[Goal]: Reproduce the listing below without changes, except that pictures are left out.

[Data segment]:
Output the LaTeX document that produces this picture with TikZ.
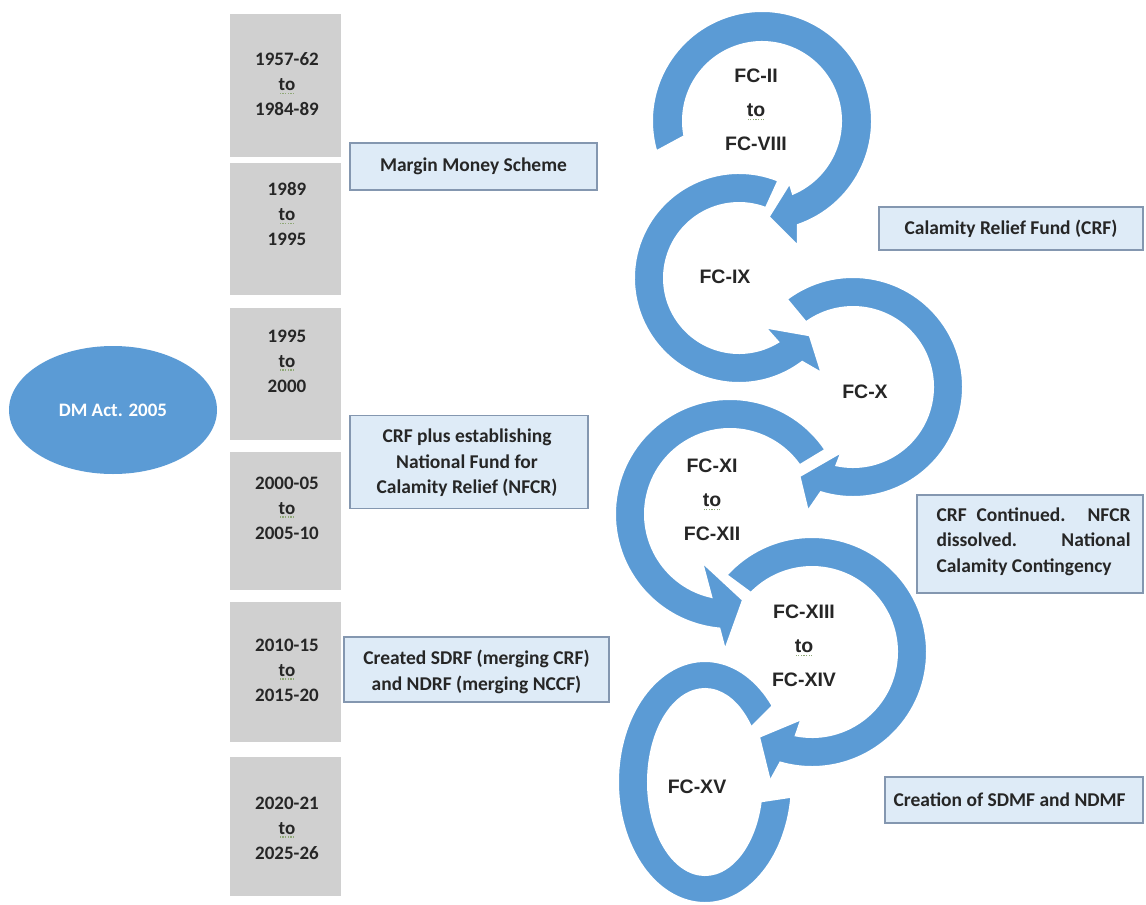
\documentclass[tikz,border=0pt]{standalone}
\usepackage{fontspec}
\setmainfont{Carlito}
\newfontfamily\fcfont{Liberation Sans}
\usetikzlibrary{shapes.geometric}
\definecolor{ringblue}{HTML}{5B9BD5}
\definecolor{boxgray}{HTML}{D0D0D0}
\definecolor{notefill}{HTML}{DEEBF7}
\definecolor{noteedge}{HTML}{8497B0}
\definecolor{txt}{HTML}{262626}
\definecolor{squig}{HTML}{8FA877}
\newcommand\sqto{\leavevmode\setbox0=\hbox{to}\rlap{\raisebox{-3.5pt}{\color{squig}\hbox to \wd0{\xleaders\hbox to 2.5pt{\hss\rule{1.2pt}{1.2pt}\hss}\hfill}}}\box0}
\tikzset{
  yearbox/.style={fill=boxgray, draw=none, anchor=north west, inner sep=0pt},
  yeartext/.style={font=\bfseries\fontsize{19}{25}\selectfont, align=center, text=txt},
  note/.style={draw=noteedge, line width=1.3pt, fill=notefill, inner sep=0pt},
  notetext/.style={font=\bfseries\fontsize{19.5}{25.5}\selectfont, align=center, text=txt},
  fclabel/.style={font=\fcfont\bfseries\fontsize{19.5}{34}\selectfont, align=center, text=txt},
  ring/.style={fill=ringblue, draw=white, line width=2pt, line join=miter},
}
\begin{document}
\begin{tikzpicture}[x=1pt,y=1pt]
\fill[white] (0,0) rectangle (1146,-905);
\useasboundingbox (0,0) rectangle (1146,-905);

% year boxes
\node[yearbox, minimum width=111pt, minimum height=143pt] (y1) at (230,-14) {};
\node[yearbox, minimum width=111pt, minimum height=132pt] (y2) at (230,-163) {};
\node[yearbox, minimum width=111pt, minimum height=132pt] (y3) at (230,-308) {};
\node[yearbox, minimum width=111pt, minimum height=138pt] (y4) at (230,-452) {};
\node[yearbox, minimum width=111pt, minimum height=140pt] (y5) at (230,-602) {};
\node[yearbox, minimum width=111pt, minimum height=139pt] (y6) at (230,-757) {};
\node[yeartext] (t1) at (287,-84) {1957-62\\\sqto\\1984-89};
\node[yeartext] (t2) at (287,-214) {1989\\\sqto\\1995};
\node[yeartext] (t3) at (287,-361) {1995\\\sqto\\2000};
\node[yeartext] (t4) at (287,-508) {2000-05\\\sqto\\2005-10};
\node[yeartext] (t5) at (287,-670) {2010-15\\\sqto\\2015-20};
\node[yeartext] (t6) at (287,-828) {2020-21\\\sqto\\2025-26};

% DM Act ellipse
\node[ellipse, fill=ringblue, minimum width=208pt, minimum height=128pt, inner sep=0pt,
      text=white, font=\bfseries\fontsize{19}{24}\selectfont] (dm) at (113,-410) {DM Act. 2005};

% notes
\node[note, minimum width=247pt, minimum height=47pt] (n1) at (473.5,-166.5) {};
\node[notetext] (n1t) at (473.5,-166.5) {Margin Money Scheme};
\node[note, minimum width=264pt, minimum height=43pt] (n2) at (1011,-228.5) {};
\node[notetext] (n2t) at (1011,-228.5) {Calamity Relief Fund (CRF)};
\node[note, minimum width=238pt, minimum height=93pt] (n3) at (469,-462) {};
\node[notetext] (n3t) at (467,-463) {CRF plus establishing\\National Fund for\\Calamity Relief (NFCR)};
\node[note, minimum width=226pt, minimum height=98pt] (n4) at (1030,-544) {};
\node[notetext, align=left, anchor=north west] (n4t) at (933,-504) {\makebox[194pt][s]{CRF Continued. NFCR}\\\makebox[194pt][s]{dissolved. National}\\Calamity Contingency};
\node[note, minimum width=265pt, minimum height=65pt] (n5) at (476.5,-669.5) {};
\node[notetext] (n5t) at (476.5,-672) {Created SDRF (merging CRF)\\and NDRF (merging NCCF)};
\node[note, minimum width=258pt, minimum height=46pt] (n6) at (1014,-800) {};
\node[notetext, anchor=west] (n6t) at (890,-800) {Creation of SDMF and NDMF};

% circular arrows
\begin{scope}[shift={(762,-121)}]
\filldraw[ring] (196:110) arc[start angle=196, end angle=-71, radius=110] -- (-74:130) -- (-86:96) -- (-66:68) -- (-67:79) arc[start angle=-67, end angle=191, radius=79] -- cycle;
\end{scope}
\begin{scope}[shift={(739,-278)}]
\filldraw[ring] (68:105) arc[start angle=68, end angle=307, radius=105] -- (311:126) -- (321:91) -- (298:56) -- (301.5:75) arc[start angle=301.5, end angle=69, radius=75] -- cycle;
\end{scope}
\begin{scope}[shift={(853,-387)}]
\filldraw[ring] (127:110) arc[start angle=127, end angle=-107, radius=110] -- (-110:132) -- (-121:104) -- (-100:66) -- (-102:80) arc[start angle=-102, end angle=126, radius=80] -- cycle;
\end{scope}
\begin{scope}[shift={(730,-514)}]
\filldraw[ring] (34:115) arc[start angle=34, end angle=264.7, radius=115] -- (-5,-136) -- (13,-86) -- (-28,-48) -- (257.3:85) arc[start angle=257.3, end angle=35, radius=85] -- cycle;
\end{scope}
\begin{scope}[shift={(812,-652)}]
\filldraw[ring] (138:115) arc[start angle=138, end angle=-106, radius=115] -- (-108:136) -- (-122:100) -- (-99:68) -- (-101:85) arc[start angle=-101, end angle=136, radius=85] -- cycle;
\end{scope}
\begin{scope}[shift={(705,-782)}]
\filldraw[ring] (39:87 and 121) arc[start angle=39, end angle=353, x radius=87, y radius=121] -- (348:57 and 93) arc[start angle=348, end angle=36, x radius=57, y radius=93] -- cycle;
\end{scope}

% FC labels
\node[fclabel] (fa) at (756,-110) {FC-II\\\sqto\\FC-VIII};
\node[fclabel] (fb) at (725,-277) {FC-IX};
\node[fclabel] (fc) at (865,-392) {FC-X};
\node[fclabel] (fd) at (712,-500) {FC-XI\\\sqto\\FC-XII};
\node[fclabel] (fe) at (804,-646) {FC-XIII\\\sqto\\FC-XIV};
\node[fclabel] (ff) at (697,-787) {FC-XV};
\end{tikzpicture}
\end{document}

[Answer to the problem]:
Output the LaTeX document that produces this picture with TikZ.
\documentclass[tikz,border=0pt]{standalone}
\usepackage{fontspec}
\setmainfont{Carlito}
\newfontfamily\fcfont{Liberation Sans}
\usetikzlibrary{shapes.geometric}
\definecolor{ringblue}{HTML}{5B9BD5}
\definecolor{boxgray}{HTML}{D0D0D0}
\definecolor{notefill}{HTML}{DEEBF7}
\definecolor{noteedge}{HTML}{8497B0}
\definecolor{txt}{HTML}{262626}
\definecolor{squig}{HTML}{8FA877}
\newcommand\sqto{\leavevmode\setbox0=\hbox{to}\rlap{\raisebox{-3.5pt}{\color{squig}\hbox to \wd0{\xleaders\hbox to 2.5pt{\hss\rule{1.2pt}{1.2pt}\hss}\hfill}}}\box0}
\tikzset{
  yearbox/.style={fill=boxgray, draw=none, anchor=north west, inner sep=0pt},
  yeartext/.style={font=\bfseries\fontsize{19}{25}\selectfont, align=center, text=txt},
  note/.style={draw=noteedge, line width=1.3pt, fill=notefill, inner sep=0pt},
  notetext/.style={font=\bfseries\fontsize{19.5}{25.5}\selectfont, align=center, text=txt},
  fclabel/.style={font=\fcfont\bfseries\fontsize{19.5}{34}\selectfont, align=center, text=txt},
  ring/.style={fill=ringblue, draw=white, line width=2pt, line join=miter},
}
\begin{document}
\begin{tikzpicture}[x=1pt,y=1pt]
\fill[white] (0,0) rectangle (1146,-905);
\useasboundingbox (0,0) rectangle (1146,-905);

% year boxes
\node[yearbox, minimum width=111pt, minimum height=143pt] (y1) at (230,-14) {};
\node[yearbox, minimum width=111pt, minimum height=132pt] (y2) at (230,-163) {};
\node[yearbox, minimum width=111pt, minimum height=132pt] (y3) at (230,-308) {};
\node[yearbox, minimum width=111pt, minimum height=138pt] (y4) at (230,-452) {};
\node[yearbox, minimum width=111pt, minimum height=140pt] (y5) at (230,-602) {};
\node[yearbox, minimum width=111pt, minimum height=139pt] (y6) at (230,-757) {};
\node[yeartext] (t1) at (287,-84) {1957-62\\\sqto\\1984-89};
\node[yeartext] (t2) at (287,-214) {1989\\\sqto\\1995};
\node[yeartext] (t3) at (287,-361) {1995\\\sqto\\2000};
\node[yeartext] (t4) at (287,-508) {2000-05\\\sqto\\2005-10};
\node[yeartext] (t5) at (287,-670) {2010-15\\\sqto\\2015-20};
\node[yeartext] (t6) at (287,-828) {2020-21\\\sqto\\2025-26};

% DM Act ellipse
\node[ellipse, fill=ringblue, minimum width=208pt, minimum height=128pt, inner sep=0pt,
      text=white, font=\bfseries\fontsize{19}{24}\selectfont] (dm) at (113,-410) {DM Act. 2005};

% notes
\node[note, minimum width=247pt, minimum height=47pt] (n1) at (473.5,-166.5) {};
\node[notetext] (n1t) at (473.5,-166.5) {Margin Money Scheme};
\node[note, minimum width=264pt, minimum height=43pt] (n2) at (1011,-228.5) {};
\node[notetext] (n2t) at (1011,-228.5) {Calamity Relief Fund (CRF)};
\node[note, minimum width=238pt, minimum height=93pt] (n3) at (469,-462) {};
\node[notetext] (n3t) at (467,-463) {CRF plus establishing\\National Fund for\\Calamity Relief (NFCR)};
\node[note, minimum width=226pt, minimum height=98pt] (n4) at (1030,-544) {};
\node[notetext, align=left, anchor=north west] (n4t) at (933,-504) {\makebox[194pt][s]{CRF Continued. NFCR}\\\makebox[194pt][s]{dissolved. National}\\Calamity Contingency};
\node[note, minimum width=265pt, minimum height=65pt] (n5) at (476.5,-669.5) {};
\node[notetext] (n5t) at (476.5,-672) {Created SDRF (merging CRF)\\and NDRF (merging NCCF)};
\node[note, minimum width=258pt, minimum height=46pt] (n6) at (1014,-800) {};
\node[notetext, anchor=west] (n6t) at (890,-800) {Creation of SDMF and NDMF};

% circular arrows
\begin{scope}[shift={(762,-121)}]
\filldraw[ring] (196:110) arc[start angle=196, end angle=-71, radius=110] -- (-74:130) -- (-86:96) -- (-66:68) -- (-67:79) arc[start angle=-67, end angle=191, radius=79] -- cycle;
\end{scope}
\begin{scope}[shift={(739,-278)}]
\filldraw[ring] (68:105) arc[start angle=68, end angle=307, radius=105] -- (311:126) -- (321:91) -- (298:56) -- (301.5:75) arc[start angle=301.5, end angle=69, radius=75] -- cycle;
\end{scope}
\begin{scope}[shift={(853,-387)}]
\filldraw[ring] (127:110) arc[start angle=127, end angle=-107, radius=110] -- (-110:132) -- (-121:104) -- (-100:66) -- (-102:80) arc[start angle=-102, end angle=126, radius=80] -- cycle;
\end{scope}
\begin{scope}[shift={(730,-514)}]
\filldraw[ring] (34:115) arc[start angle=34, end angle=264.7, radius=115] -- (-5,-136) -- (13,-86) -- (-28,-48) -- (257.3:85) arc[start angle=257.3, end angle=35, radius=85] -- cycle;
\end{scope}
\begin{scope}[shift={(812,-652)}]
\filldraw[ring] (138:115) arc[start angle=138, end angle=-106, radius=115] -- (-108:136) -- (-122:100) -- (-99:68) -- (-101:85) arc[start angle=-101, end angle=136, radius=85] -- cycle;
\end{scope}
\begin{scope}[shift={(705,-782)}]
\filldraw[ring] (39:87 and 121) arc[start angle=39, end angle=353, x radius=87, y radius=121] -- (348:57 and 93) arc[start angle=348, end angle=36, x radius=57, y radius=93] -- cycle;
\end{scope}

% FC labels
\node[fclabel] (fa) at (756,-110) {FC-II\\\sqto\\FC-VIII};
\node[fclabel] (fb) at (725,-277) {FC-IX};
\node[fclabel] (fc) at (865,-392) {FC-X};
\node[fclabel] (fd) at (712,-500) {FC-XI\\\sqto\\FC-XII};
\node[fclabel] (fe) at (804,-646) {FC-XIII\\\sqto\\FC-XIV};
\node[fclabel] (ff) at (697,-787) {FC-XV};
\end{tikzpicture}
\end{document}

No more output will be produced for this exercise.